TASK DIRECTIONS
Your task is to repeat the lines below exactly, excluding any pictures they contain.
START MATERIAL
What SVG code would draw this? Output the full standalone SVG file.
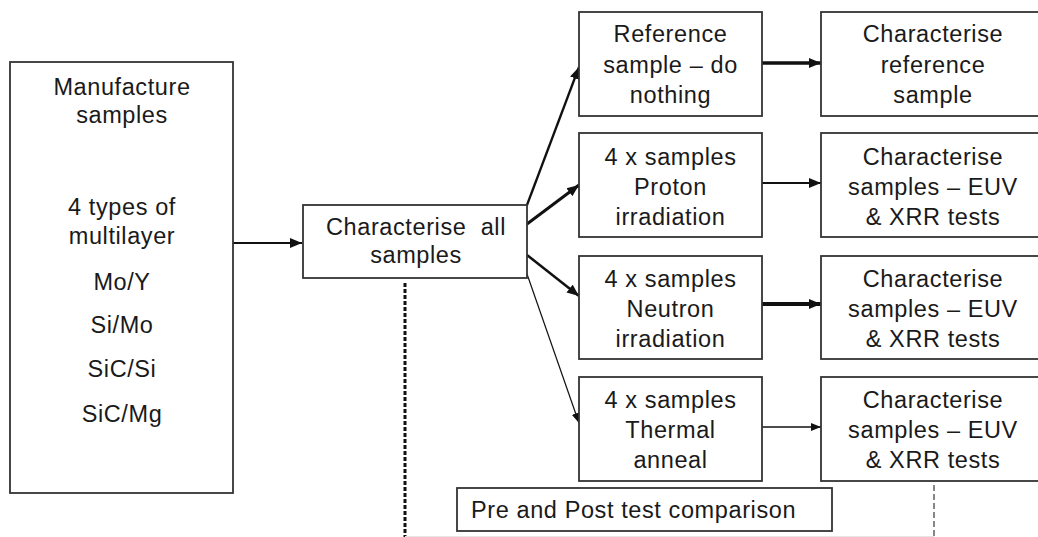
<svg xmlns="http://www.w3.org/2000/svg" width="1038" height="537" viewBox="0 0 1038 537">
<style>
.box{fill:#fff;stroke:#333;stroke-width:1.8}
.t{font-family:"Liberation Sans",Arial,sans-serif;font-size:23.5px;letter-spacing:0.6px;fill:#1a1a1a;text-anchor:middle}
.tl{text-anchor:start}
.c{stroke:#111;fill:none}
</style>
<defs>
<marker id="ah" markerUnits="userSpaceOnUse" markerWidth="13" markerHeight="11" refX="12" refY="5.5" orient="auto"><path d="M0,0.5 L12,5.5 L0,10.5 Z" fill="#111"/></marker>
<marker id="ahs" markerUnits="userSpaceOnUse" markerWidth="11" markerHeight="9" refX="10" refY="4.5" orient="auto"><path d="M0,0.5 L10,4.5 L0,8.5 Z" fill="#111"/></marker>
</defs>
<rect width="1038" height="537" fill="#fff"/>
<g id="connectors">
<line class="c" x1="233" y1="243" x2="302" y2="243" stroke-width="2" marker-end="url(#ah)"/>
<line class="c" x1="527" y1="205" x2="579" y2="67" stroke-width="2.3" marker-end="url(#ah)"/>
<line class="c" x1="527" y1="224" x2="579" y2="185" stroke-width="3" marker-end="url(#ah)"/>
<line class="c" x1="527" y1="255" x2="579" y2="296" stroke-width="2.5" marker-end="url(#ah)"/>
<line class="c" x1="527" y1="274" x2="579" y2="423" stroke-width="1.2" marker-end="url(#ahs)"/>
<line class="c" x1="762" y1="63" x2="821" y2="63" stroke-width="3.5" marker-end="url(#ah)"/>
<line class="c" x1="762" y1="183" x2="821" y2="183" stroke-width="2" marker-end="url(#ah)"/>
<line class="c" x1="762" y1="304" x2="821" y2="304" stroke-width="4" marker-end="url(#ah)"/>
<line class="c" x1="762" y1="427" x2="821" y2="427" stroke-width="1.4" marker-end="url(#ahs)"/>
<line class="c" x1="405" y1="283" x2="405" y2="537" stroke-width="3" stroke-dasharray="4 2"/>
<line class="c" x1="934" y1="485" x2="934" y2="537" stroke-width="1" stroke="#444" stroke-dasharray="6 3"/>
<line x1="405" y1="536.5" x2="934" y2="536.5" stroke="#e4e4e4" stroke-width="1"/>
</g>
<g id="manufacture">
<rect class="box" x="10" y="62" width="223" height="431"/>
<text class="t" x="122" y="95">Manufacture</text>
<text class="t" x="122" y="123">samples</text>
<text class="t" x="122" y="215">4 types of</text>
<text class="t" x="122" y="244">multilayer</text>
<text class="t" x="122" y="290">Mo/Y</text>
<text class="t" x="122" y="333">Si/Mo</text>
<text class="t" x="122" y="377">SiC/Si</text>
<text class="t" x="122" y="422">SiC/Mg</text>
</g>
<g id="characterise-all">
<rect class="box" x="303" y="205" width="224" height="73"/>
<text class="t" x="416" y="235" xml:space="preserve">Characterise  all</text>
<text class="t" x="416" y="263">samples</text>
</g>
<g id="reference">
<rect class="box" x="579" y="12" width="183" height="104"/>
<text class="t" x="670.5" y="42">Reference</text>
<text class="t" x="670.5" y="73">sample – do</text>
<text class="t" x="670.5" y="103">nothing</text>
</g>
<g id="proton">
<rect class="box" x="579" y="133" width="183" height="104"/>
<text class="t" x="670.5" y="165">4 x samples</text>
<text class="t" x="670.5" y="195">Proton</text>
<text class="t" x="670.5" y="225">irradiation</text>
</g>
<g id="neutron">
<rect class="box" x="579" y="256" width="183" height="103"/>
<text class="t" x="670.5" y="287">4 x samples</text>
<text class="t" x="670.5" y="317">Neutron</text>
<text class="t" x="670.5" y="347">irradiation</text>
</g>
<g id="thermal">
<rect class="box" x="579" y="377" width="183" height="104"/>
<text class="t" x="670.5" y="408">4 x samples</text>
<text class="t" x="670.5" y="438">Thermal</text>
<text class="t" x="670.5" y="468">anneal</text>
</g>
<g id="char-reference">
<rect class="box" x="821" y="12" width="230" height="104"/>
<text class="t" x="933" y="42">Characterise</text>
<text class="t" x="933" y="73">reference</text>
<text class="t" x="933" y="103">sample</text>
</g>
<g id="char-proton">
<rect class="box" x="821" y="133" width="230" height="104"/>
<text class="t" x="933" y="165">Characterise</text>
<text class="t" x="933" y="195">samples – EUV</text>
<text class="t" x="933" y="225">&amp; XRR tests</text>
</g>
<g id="char-neutron">
<rect class="box" x="821" y="256" width="230" height="103"/>
<text class="t" x="933" y="287">Characterise</text>
<text class="t" x="933" y="317">samples – EUV</text>
<text class="t" x="933" y="347">&amp; XRR tests</text>
</g>
<g id="char-thermal">
<rect class="box" x="821" y="377" width="230" height="104"/>
<text class="t" x="933" y="408">Characterise</text>
<text class="t" x="933" y="438">samples – EUV</text>
<text class="t" x="933" y="468">&amp; XRR tests</text>
</g>
<g id="comparison">
<rect class="box" x="457" y="488" width="375" height="43"/>
<text class="t tl" x="471" y="518">Pre and Post test comparison</text>
</g>
</svg>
END MATERIAL
SOLUTION TO THIS EXERCISE
What SVG code would draw this? Output the full standalone SVG file.
<svg xmlns="http://www.w3.org/2000/svg" width="1038" height="537" viewBox="0 0 1038 537">
<style>
.box{fill:#fff;stroke:#333;stroke-width:1.8}
.t{font-family:"Liberation Sans",Arial,sans-serif;font-size:23.5px;letter-spacing:0.6px;fill:#1a1a1a;text-anchor:middle}
.tl{text-anchor:start}
.c{stroke:#111;fill:none}
</style>
<defs>
<marker id="ah" markerUnits="userSpaceOnUse" markerWidth="13" markerHeight="11" refX="12" refY="5.5" orient="auto"><path d="M0,0.5 L12,5.5 L0,10.5 Z" fill="#111"/></marker>
<marker id="ahs" markerUnits="userSpaceOnUse" markerWidth="11" markerHeight="9" refX="10" refY="4.5" orient="auto"><path d="M0,0.5 L10,4.5 L0,8.5 Z" fill="#111"/></marker>
</defs>
<rect width="1038" height="537" fill="#fff"/>
<g id="connectors">
<line class="c" x1="233" y1="243" x2="302" y2="243" stroke-width="2" marker-end="url(#ah)"/>
<line class="c" x1="527" y1="205" x2="579" y2="67" stroke-width="2.3" marker-end="url(#ah)"/>
<line class="c" x1="527" y1="224" x2="579" y2="185" stroke-width="3" marker-end="url(#ah)"/>
<line class="c" x1="527" y1="255" x2="579" y2="296" stroke-width="2.5" marker-end="url(#ah)"/>
<line class="c" x1="527" y1="274" x2="579" y2="423" stroke-width="1.2" marker-end="url(#ahs)"/>
<line class="c" x1="762" y1="63" x2="821" y2="63" stroke-width="3.5" marker-end="url(#ah)"/>
<line class="c" x1="762" y1="183" x2="821" y2="183" stroke-width="2" marker-end="url(#ah)"/>
<line class="c" x1="762" y1="304" x2="821" y2="304" stroke-width="4" marker-end="url(#ah)"/>
<line class="c" x1="762" y1="427" x2="821" y2="427" stroke-width="1.4" marker-end="url(#ahs)"/>
<line class="c" x1="405" y1="283" x2="405" y2="537" stroke-width="3" stroke-dasharray="4 2"/>
<line class="c" x1="934" y1="485" x2="934" y2="537" stroke-width="1" stroke="#444" stroke-dasharray="6 3"/>
<line x1="405" y1="536.5" x2="934" y2="536.5" stroke="#e4e4e4" stroke-width="1"/>
</g>
<g id="manufacture">
<rect class="box" x="10" y="62" width="223" height="431"/>
<text class="t" x="122" y="95">Manufacture</text>
<text class="t" x="122" y="123">samples</text>
<text class="t" x="122" y="215">4 types of</text>
<text class="t" x="122" y="244">multilayer</text>
<text class="t" x="122" y="290">Mo/Y</text>
<text class="t" x="122" y="333">Si/Mo</text>
<text class="t" x="122" y="377">SiC/Si</text>
<text class="t" x="122" y="422">SiC/Mg</text>
</g>
<g id="characterise-all">
<rect class="box" x="303" y="205" width="224" height="73"/>
<text class="t" x="416" y="235" xml:space="preserve">Characterise  all</text>
<text class="t" x="416" y="263">samples</text>
</g>
<g id="reference">
<rect class="box" x="579" y="12" width="183" height="104"/>
<text class="t" x="670.5" y="42">Reference</text>
<text class="t" x="670.5" y="73">sample – do</text>
<text class="t" x="670.5" y="103">nothing</text>
</g>
<g id="proton">
<rect class="box" x="579" y="133" width="183" height="104"/>
<text class="t" x="670.5" y="165">4 x samples</text>
<text class="t" x="670.5" y="195">Proton</text>
<text class="t" x="670.5" y="225">irradiation</text>
</g>
<g id="neutron">
<rect class="box" x="579" y="256" width="183" height="103"/>
<text class="t" x="670.5" y="287">4 x samples</text>
<text class="t" x="670.5" y="317">Neutron</text>
<text class="t" x="670.5" y="347">irradiation</text>
</g>
<g id="thermal">
<rect class="box" x="579" y="377" width="183" height="104"/>
<text class="t" x="670.5" y="408">4 x samples</text>
<text class="t" x="670.5" y="438">Thermal</text>
<text class="t" x="670.5" y="468">anneal</text>
</g>
<g id="char-reference">
<rect class="box" x="821" y="12" width="230" height="104"/>
<text class="t" x="933" y="42">Characterise</text>
<text class="t" x="933" y="73">reference</text>
<text class="t" x="933" y="103">sample</text>
</g>
<g id="char-proton">
<rect class="box" x="821" y="133" width="230" height="104"/>
<text class="t" x="933" y="165">Characterise</text>
<text class="t" x="933" y="195">samples – EUV</text>
<text class="t" x="933" y="225">&amp; XRR tests</text>
</g>
<g id="char-neutron">
<rect class="box" x="821" y="256" width="230" height="103"/>
<text class="t" x="933" y="287">Characterise</text>
<text class="t" x="933" y="317">samples – EUV</text>
<text class="t" x="933" y="347">&amp; XRR tests</text>
</g>
<g id="char-thermal">
<rect class="box" x="821" y="377" width="230" height="104"/>
<text class="t" x="933" y="408">Characterise</text>
<text class="t" x="933" y="438">samples – EUV</text>
<text class="t" x="933" y="468">&amp; XRR tests</text>
</g>
<g id="comparison">
<rect class="box" x="457" y="488" width="375" height="43"/>
<text class="t tl" x="471" y="518">Pre and Post test comparison</text>
</g>
</svg>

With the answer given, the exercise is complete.